Hoy, la democracia está siendo secuestrada por fuerzas económicas poderosas
(bancos centrales, Fondo Monetario Internacional, agencias de calificación de
crédito) no sujetas a ninguna deliberación democrática. Y las imposiciones
pueden ser legales (¿y legítimas?): intereses de deuda pública, imposición de
tratados de libre comercio, políticas de austeridad, rules of engagement de las
multinacionales, control corporativo de los grandes medios de comunicación; e
ilegales: corrupción, tráfico de influencias, abuso de poder, infiltración en
las organizaciones democráticas, incitación a la violencia.
La democracia es
hoy servidora de los intereses imperiales, cuando no directamente uno de sus
instrumentos. Para imponerla se destruyen países enteros, sean ellos Irak,
Libia, Siria o Yemen. Está bien documentada la intervención imperialista para
desestabilizar procesos democráticos dotados de algún ánimo redistributivo y
animados por algún posicionamiento nacionalista para protegerse del mercado
internacional depredador de recursos estratégicos, sean ellos petróleo,
minerales o, de modo creciente, tierra o agua. Esta desestabilización se nutre
siempre de los errores, a veces graves, de los gobiernos nacionales (algunos
considerados progresistas) y cuenta con la activa complicidad de las
oligarquías que dominaron estos países. La descaracterización de la democracia
es tal que ya se habla hoy de posdemocracia, un nuevo régimen político basado
en la conversión de los conflictos políticos en conflictos mediáticos
minuciosamente gestionados por técnicos de publicidad y comunicación, y
últimamente apoyados por la posverdad mediática de las fake news.
El tercer
componente del diagnóstico tiene que ver precisamente con los errores de los
gobiernos nacionales. ¿Por qué se equivocan con tanta frecuencia, sobre todo
cuando son considerados gobiernos progresistas? Son muchos los factores: no hay
alternativas anticapitalistas creíbles y las conquistas contra el colonialismo,
el racismo o el sexismo parecen depender de que no interfieran con la
dominación capitalista; una vez obtenido el poder de gobierno, las fuerzas
progresistas se comportan como si tuviesen, además de aquel, el poder
económico, social y cultural que se reproduce en la sociedad en general, y con
eso deja de reconocerse la gravedad o incluso la existencia de antagonismo de
clases, razas y sexos; las luchas contra el capitalismo, el colonialismo y el
patriarcado son siempre concebidas como si se buscara eliminar los “excesos” de
estos modos de dominación, y no su fuente. De tal “autocontención”, voluntaria
o impuesta, devienen dos consecuencias fatales.
La primera es
tolerar o incluso promover un sistema de educación que fomenta los valores y
las subjetividades que sustentan el capitalismo y las relaciones coloniales,
racistas y sexistas.
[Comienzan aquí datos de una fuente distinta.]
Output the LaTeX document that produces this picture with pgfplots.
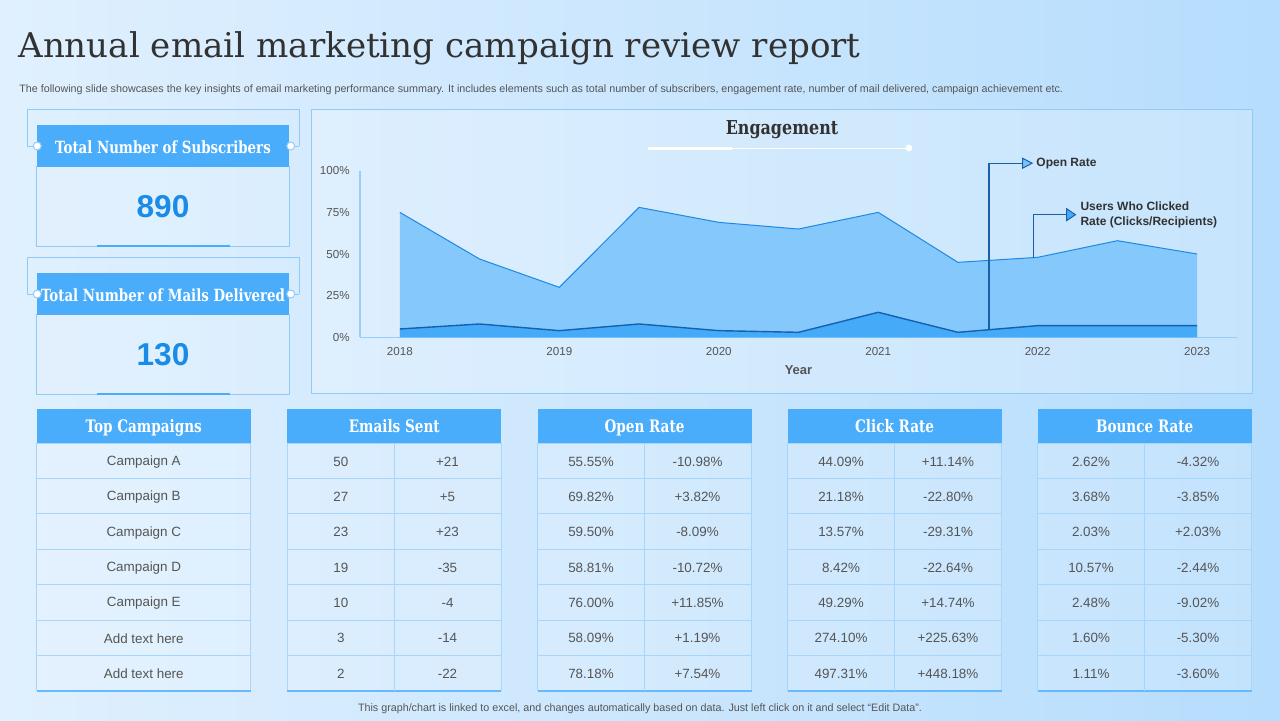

La segunda es negarse a imaginar (o ignorar cuando
ocurren) formas alternativas de organizar la economía, concebir la democracia,
organizar el Estado, practicar la dignidad humana, dignificar la naturaleza,
promover formas de sentir y de ser solidarias, sustituir cantidades y gustos
infinitos por la proporcionalidad, dejar de lado euforias desarrollistas en
beneficio de límites justos y fruiciones comedidas, promover la diferencia y la
diversidad con la misma intensidad con la que se promueve la horizontalidad. Al
presentarse como fatales, estas dos consecuencias son inhumanas. Por la simple
razón de que ser humano es no ser plenamente humano. Es no tener que ser para
siempre lo que se es en un determinado contexto, tiempo o lugar.